Since then, the word Latino (and, more recently, the gender-inclusive term Latinx) has become more widely adopted, calling into question the continued use of Hispanic in the federally observed commemoration. Janel Martinez, a multimedia journalist who started Ain’t I Latina?, an online publication that highlights black Latinas, said she doesn’t refer to the month by its official name at all, instead calling it Latinx Heritage Month. But she says the issue goes deeper than terminology.

“Though these ‘all-inclusive’ terms were designed as umbrella terms to unify and reflect a shared culture, it’s clear not everyone is included,” Martinez said. “Those of us who often exist on the outskirts of the definition, such as black and/or Indigenous Latinxs, we’ve created our own safe spaces to celebrate ourselves during the month and beyond.” Martinez also added that she’d like to see the month include conversations about “how equitable and inclusive spaces are being created to center” the existence of black and Indigenous Latinos and “issues that disproportionately impact us.”

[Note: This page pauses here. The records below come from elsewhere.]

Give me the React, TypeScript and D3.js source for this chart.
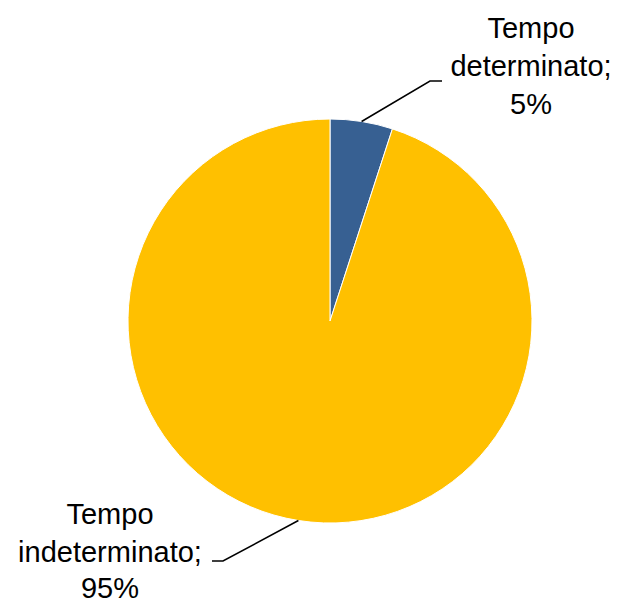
import React from "react";
import * as d3 from "d3";

const categories = ["Tempo determinato", "Tempo indeterminato"];
const values = [5, 95];
const colors = ["#376092", "#FFC000"];

export default function App() {
  const width = 621;
  const height = 604;
  const cx = 330;
  const cy = 321;
  const r = 202;
  const pie = d3.pie<number>().sort(null).value((d) => d)(values);
  const arc = d3.arc<d3.PieArcDatum<number>>().innerRadius(0).outerRadius(r);
  const font = "'Liberation Sans', Arial, sans-serif";
  const fs = 29;

  const mid = (d: d3.PieArcDatum<number>) => (d.startAngle + d.endAngle) / 2;
  const a0 = mid(pie[0]);
  const p0 = [cx + r * Math.sin(a0), cy - r * Math.cos(a0)];
  const a1 = mid(pie[1]);
  const p1 = [cx + r * Math.sin(a1), cy - r * Math.cos(a1)];

  return (
    <svg width={width} height={height} style={{ position: "absolute", left: 0, top: 0 }}>
      <rect width={width} height={height} fill="#fff" />
      <g transform={`translate(${cx},${cy})`}>
        {pie.map((d, i) => (
          <path key={categories[i]} d={arc(d) || ""} fill={colors[i]} stroke="#fff" strokeWidth={1} />
        ))}
      </g>
      <polyline
        points={`${p0[0]},${p0[1]} 430,81 442,81`}
        fill="none"
        stroke="#000"
        strokeWidth={1.5}
      />
      <polyline
        points={`${p1[0]},${p1[1]} 223,561 212,561`}
        fill="none"
        stroke="#000"
        strokeWidth={1.5}
      />
      <text fontFamily={font} fontSize={fs} textAnchor="middle" fill="#000">
        <tspan x={531} y={38}>Tempo</tspan>
        <tspan x={531} y={76}>{"determinato;"}</tspan>
        <tspan x={531} y={114}>{`${values[0]}%`}</tspan>
      </text>
      <text fontFamily={font} fontSize={fs} textAnchor="middle" fill="#000">
        <tspan x={110} y={524}>Tempo</tspan>
        <tspan x={110} y={562}>{"indeterminato;"}</tspan>
        <tspan x={110} y={598}>{`${values[1]}%`}</tspan>
      </text>
    </svg>
  );
}
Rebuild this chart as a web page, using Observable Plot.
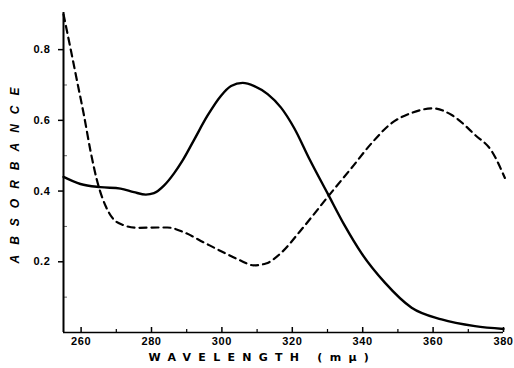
<!DOCTYPE html>
<html>
<head>
<meta charset="utf-8">
<script src="https://cdn.jsdelivr.net/npm/d3@7"></script>
<script src="https://cdn.jsdelivr.net/npm/@observablehq/plot@0.6"></script>
<style>
  html, body { margin: 0; padding: 0; background: #fff; }
</style>
</head>
<body>
<div id="chart"></div>
<script>
// Solid curve (wavelength in mμ, absorbance)
const wavelengthSolid = [255, 259.8, 265.5, 271.2, 275, 278.4, 280.7, 283.6, 286.4, 288.8, 292.1, 295.9, 299.7, 302.6, 305.9, 309.2, 313, 316.8, 320.6, 324.9, 330.1, 334.9, 339.6, 346.3, 353.9, 362.4, 371.9, 380];
const absorbanceSolid = [0.44, 0.42, 0.411, 0.407, 0.397, 0.39, 0.394, 0.416, 0.45, 0.486, 0.545, 0.613, 0.669, 0.697, 0.706, 0.697, 0.674, 0.636, 0.577, 0.49, 0.392, 0.302, 0.225, 0.141, 0.070, 0.037, 0.018, 0.01];

// Dashed curve
const wavelengthDashed = [255, 257, 258.9, 260.8, 262.7, 264.6, 267, 268.9, 271.7, 276, 281.7, 284.5, 289.3, 295, 301.6, 305, 309, 312.5, 316.8, 322.5, 330.6, 336.8, 342.5, 348.2, 353.9, 360, 365.3, 371.9, 376.7, 380.4];
const absorbanceDashed = [0.9, 0.803, 0.709, 0.615, 0.512, 0.427, 0.357, 0.324, 0.305, 0.296, 0.297, 0.297, 0.283, 0.254, 0.221, 0.205, 0.19, 0.195, 0.225, 0.29, 0.39, 0.465, 0.535, 0.592, 0.621, 0.634, 0.615, 0.559, 0.512, 0.437];

// Ticks and labels
const xTicks = [260, 280, 300, 320, 340, 360, 380];
const xMinorTicks = [270, 290, 310, 330, 350, 370];
const yTicks = [0.2, 0.4, 0.6, 0.8];
const yMinorTicks = [0.1, 0.3, 0.5, 0.7];
const xTitle = "WAVELENGTH (mμ)";
const yTitle = "ABSORBANCE";

const solid = wavelengthSolid.map((w, i) => ({w, a: absorbanceSolid[i]}));
const dashed = wavelengthDashed.map((w, i) => ({w, a: absorbanceDashed[i]}));

const W = 514, H = 368, mL = 63, mR = 11, mT = 12, mB = 36;
const frameW = W - mL - mR, frameH = H - mT - mB;

const chart = Plot.plot({
  width: W,
  height: H,
  marginLeft: mL,
  marginRight: mR,
  marginTop: mT,
  marginBottom: mB,
  style: {background: "#fff", color: "#000", fontFamily: "'Liberation Sans', Arial, sans-serif", fontSize: "11px", fontWeight: "bold"},
  x: {domain: [255, 380]},
  y: {domain: [0, 0.905]},
  marks: [
    Plot.axisX({ticks: xTicks, tickSize: 0, tickPadding: 5, label: null, fontSize: 11, fontWeight: "bold"}),
    Plot.axisY({ticks: yTicks, tickSize: 5, tickPadding: 8, strokeWidth: 1.5, label: null, tickFormat: d3.format(".1f"), fontSize: 11, fontWeight: "bold"}),
    Plot.tickX(xTicks, {x: d => d, insetTop: frameH - 5, strokeWidth: 1.5}),
    Plot.tickX(xMinorTicks, {x: d => d, insetTop: frameH - 3, strokeWidth: 1.2}),
    Plot.tickY(yMinorTicks, {y: d => d, insetRight: frameW - 4, strokeWidth: 1, strokeOpacity: 0.6}),
    Plot.ruleX([255], {strokeWidth: 2}),
    Plot.ruleY([0], {strokeWidth: 1.6}),
    Plot.line(solid, {x: "w", y: "a", curve: "monotone-x", stroke: "#000", strokeWidth: 2.4}),
    Plot.line(dashed, {x: "w", y: "a", curve: "monotone-x", stroke: "#000", strokeWidth: 2.2, strokeDasharray: "7,5"}),
    Plot.text([xTitle], {text: d => d, frameAnchor: "bottom-left", dx: 85, dy: 25, textAnchor: "start", lineAnchor: "middle", fontFamily: "'DejaVu Sans', sans-serif", fontSize: 11, fontWeight: "bold", fill: "#000"}),
    Plot.text([yTitle], {text: d => d, frameAnchor: "left", dx: -48, dy: 91, rotate: -90, textAnchor: "start", lineAnchor: "middle", fontFamily: "'Liberation Sans', Arial, sans-serif", fontStyle: "italic", fontSize: 12, fontWeight: "bold", fill: "#000"})
  ]
});
// letter-spacing for the titles and tick labels
d3.select(chart).selectAll("text").each(function() {
  const t = this.textContent;
  if (t === xTitle) this.style.letterSpacing = "7.3px";
  else if (t === yTitle) this.style.letterSpacing = "10px";
  else this.style.letterSpacing = "0.6px";
});
document.getElementById("chart").appendChild(chart);
</script>
</body>
</html>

Saudi Garcia, a racial justice activist and facilitator for the conflict resolution organization In Cultured Company, which focuses primarily on Dominican-Haitian relations, said she preferred to identify as an “afrodescendant.” When the term Hispanic was introduced, said Garcia, “it came from a space of, ‘There isn’t room for us in this society.’” But she added that today, the umbrella term erases important differences in race, culture, language and class.

Garcia said she did not know what Hispanic Heritage Month should be called instead, but what was clear to her was that it needed a shift in intent. “Yes, there is something particular about being a Latin American child of immigrants,” Garcia said. “The work in the ’70s was gaining some visibility as a community of immigrants. Now the work is turning to combat the negative beliefs within our own Latinx communities here,” such as colorism and anti-blackness. Hispanic Heritage Month should go beyond mere celebration, she said, and instead focus on intercommunal conversations that will move our communities forward.